OBJECTIVE:
Please transcribe the data below exactly. Leave the pictures out.
Start
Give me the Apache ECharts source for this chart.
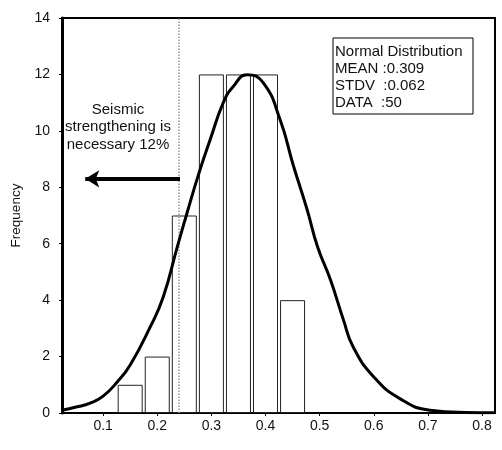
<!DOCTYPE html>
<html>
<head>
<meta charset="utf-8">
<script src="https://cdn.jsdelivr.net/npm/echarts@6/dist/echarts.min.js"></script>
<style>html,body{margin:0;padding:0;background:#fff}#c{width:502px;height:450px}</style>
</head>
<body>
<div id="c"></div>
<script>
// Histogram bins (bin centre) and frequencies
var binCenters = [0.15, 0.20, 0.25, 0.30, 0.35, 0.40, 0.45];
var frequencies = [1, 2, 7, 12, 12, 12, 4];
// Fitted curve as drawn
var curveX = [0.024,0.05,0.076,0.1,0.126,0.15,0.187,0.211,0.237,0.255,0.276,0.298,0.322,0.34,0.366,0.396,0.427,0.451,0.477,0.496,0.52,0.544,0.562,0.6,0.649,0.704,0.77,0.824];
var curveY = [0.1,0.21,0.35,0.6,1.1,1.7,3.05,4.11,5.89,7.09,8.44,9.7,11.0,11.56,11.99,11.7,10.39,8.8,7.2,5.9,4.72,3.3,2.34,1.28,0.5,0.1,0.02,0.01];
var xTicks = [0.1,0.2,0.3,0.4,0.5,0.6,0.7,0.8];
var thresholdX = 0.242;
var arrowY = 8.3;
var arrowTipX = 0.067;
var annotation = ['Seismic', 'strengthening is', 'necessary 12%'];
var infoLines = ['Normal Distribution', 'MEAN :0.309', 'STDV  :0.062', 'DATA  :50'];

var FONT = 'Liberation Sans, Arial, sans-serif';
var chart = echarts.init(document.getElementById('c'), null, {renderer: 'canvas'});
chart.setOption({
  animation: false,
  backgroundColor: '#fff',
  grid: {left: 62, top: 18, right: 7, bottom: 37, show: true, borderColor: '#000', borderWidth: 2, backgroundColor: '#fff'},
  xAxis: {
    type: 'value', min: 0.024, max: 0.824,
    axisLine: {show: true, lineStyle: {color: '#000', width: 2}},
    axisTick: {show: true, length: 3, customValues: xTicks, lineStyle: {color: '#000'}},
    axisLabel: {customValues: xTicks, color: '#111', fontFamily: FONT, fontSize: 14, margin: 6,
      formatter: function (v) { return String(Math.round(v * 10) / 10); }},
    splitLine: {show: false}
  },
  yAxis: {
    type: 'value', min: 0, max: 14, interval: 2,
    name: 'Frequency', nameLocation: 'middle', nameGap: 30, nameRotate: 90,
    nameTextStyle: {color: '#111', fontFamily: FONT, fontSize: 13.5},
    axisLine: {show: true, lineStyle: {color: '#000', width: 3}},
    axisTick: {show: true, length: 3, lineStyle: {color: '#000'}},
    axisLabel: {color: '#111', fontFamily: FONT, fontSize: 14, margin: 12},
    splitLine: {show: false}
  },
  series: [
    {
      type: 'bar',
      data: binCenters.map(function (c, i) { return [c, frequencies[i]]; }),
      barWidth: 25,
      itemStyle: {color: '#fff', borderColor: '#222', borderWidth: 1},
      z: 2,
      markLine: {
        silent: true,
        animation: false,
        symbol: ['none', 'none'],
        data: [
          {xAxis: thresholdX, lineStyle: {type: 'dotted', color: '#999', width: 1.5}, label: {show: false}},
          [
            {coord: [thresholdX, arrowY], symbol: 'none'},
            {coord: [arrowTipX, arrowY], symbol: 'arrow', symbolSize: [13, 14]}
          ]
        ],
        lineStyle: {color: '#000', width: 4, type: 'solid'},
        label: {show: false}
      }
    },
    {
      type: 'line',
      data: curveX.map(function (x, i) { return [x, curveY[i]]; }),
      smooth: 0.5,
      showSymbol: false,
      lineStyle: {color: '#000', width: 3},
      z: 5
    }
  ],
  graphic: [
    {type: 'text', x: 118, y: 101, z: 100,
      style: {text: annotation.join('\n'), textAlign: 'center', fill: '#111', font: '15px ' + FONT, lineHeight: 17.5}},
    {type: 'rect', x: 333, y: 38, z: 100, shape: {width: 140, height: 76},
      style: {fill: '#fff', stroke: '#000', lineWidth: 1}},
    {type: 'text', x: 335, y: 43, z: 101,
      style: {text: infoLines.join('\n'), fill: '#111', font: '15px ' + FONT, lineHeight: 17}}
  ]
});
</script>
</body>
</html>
End
WRITTEN REPLY:
Give me the Apache ECharts source for this chart.
<!DOCTYPE html>
<html>
<head>
<meta charset="utf-8">
<script src="https://cdn.jsdelivr.net/npm/echarts@6/dist/echarts.min.js"></script>
<style>html,body{margin:0;padding:0;background:#fff}#c{width:502px;height:450px}</style>
</head>
<body>
<div id="c"></div>
<script>
// Histogram bins (bin centre) and frequencies
var binCenters = [0.15, 0.20, 0.25, 0.30, 0.35, 0.40, 0.45];
var frequencies = [1, 2, 7, 12, 12, 12, 4];
// Fitted curve as drawn
var curveX = [0.024,0.05,0.076,0.1,0.126,0.15,0.187,0.211,0.237,0.255,0.276,0.298,0.322,0.34,0.366,0.396,0.427,0.451,0.477,0.496,0.52,0.544,0.562,0.6,0.649,0.704,0.77,0.824];
var curveY = [0.1,0.21,0.35,0.6,1.1,1.7,3.05,4.11,5.89,7.09,8.44,9.7,11.0,11.56,11.99,11.7,10.39,8.8,7.2,5.9,4.72,3.3,2.34,1.28,0.5,0.1,0.02,0.01];
var xTicks = [0.1,0.2,0.3,0.4,0.5,0.6,0.7,0.8];
var thresholdX = 0.242;
var arrowY = 8.3;
var arrowTipX = 0.067;
var annotation = ['Seismic', 'strengthening is', 'necessary 12%'];
var infoLines = ['Normal Distribution', 'MEAN :0.309', 'STDV  :0.062', 'DATA  :50'];

var FONT = 'Liberation Sans, Arial, sans-serif';
var chart = echarts.init(document.getElementById('c'), null, {renderer: 'canvas'});
chart.setOption({
  animation: false,
  backgroundColor: '#fff',
  grid: {left: 62, top: 18, right: 7, bottom: 37, show: true, borderColor: '#000', borderWidth: 2, backgroundColor: '#fff'},
  xAxis: {
    type: 'value', min: 0.024, max: 0.824,
    axisLine: {show: true, lineStyle: {color: '#000', width: 2}},
    axisTick: {show: true, length: 3, customValues: xTicks, lineStyle: {color: '#000'}},
    axisLabel: {customValues: xTicks, color: '#111', fontFamily: FONT, fontSize: 14, margin: 6,
      formatter: function (v) { return String(Math.round(v * 10) / 10); }},
    splitLine: {show: false}
  },
  yAxis: {
    type: 'value', min: 0, max: 14, interval: 2,
    name: 'Frequency', nameLocation: 'middle', nameGap: 30, nameRotate: 90,
    nameTextStyle: {color: '#111', fontFamily: FONT, fontSize: 13.5},
    axisLine: {show: true, lineStyle: {color: '#000', width: 3}},
    axisTick: {show: true, length: 3, lineStyle: {color: '#000'}},
    axisLabel: {color: '#111', fontFamily: FONT, fontSize: 14, margin: 12},
    splitLine: {show: false}
  },
  series: [
    {
      type: 'bar',
      data: binCenters.map(function (c, i) { return [c, frequencies[i]]; }),
      barWidth: 25,
      itemStyle: {color: '#fff', borderColor: '#222', borderWidth: 1},
      z: 2,
      markLine: {
        silent: true,
        animation: false,
        symbol: ['none', 'none'],
        data: [
          {xAxis: thresholdX, lineStyle: {type: 'dotted', color: '#999', width: 1.5}, label: {show: false}},
          [
            {coord: [thresholdX, arrowY], symbol: 'none'},
            {coord: [arrowTipX, arrowY], symbol: 'arrow', symbolSize: [13, 14]}
          ]
        ],
        lineStyle: {color: '#000', width: 4, type: 'solid'},
        label: {show: false}
      }
    },
    {
      type: 'line',
      data: curveX.map(function (x, i) { return [x, curveY[i]]; }),
      smooth: 0.5,
      showSymbol: false,
      lineStyle: {color: '#000', width: 3},
      z: 5
    }
  ],
  graphic: [
    {type: 'text', x: 118, y: 101, z: 100,
      style: {text: annotation.join('\n'), textAlign: 'center', fill: '#111', font: '15px ' + FONT, lineHeight: 17.5}},
    {type: 'rect', x: 333, y: 38, z: 100, shape: {width: 140, height: 76},
      style: {fill: '#fff', stroke: '#000', lineWidth: 1}},
    {type: 'text', x: 335, y: 43, z: 101,
      style: {text: infoLines.join('\n'), fill: '#111', font: '15px ' + FONT, lineHeight: 17}}
  ]
});
</script>
</body>
</html>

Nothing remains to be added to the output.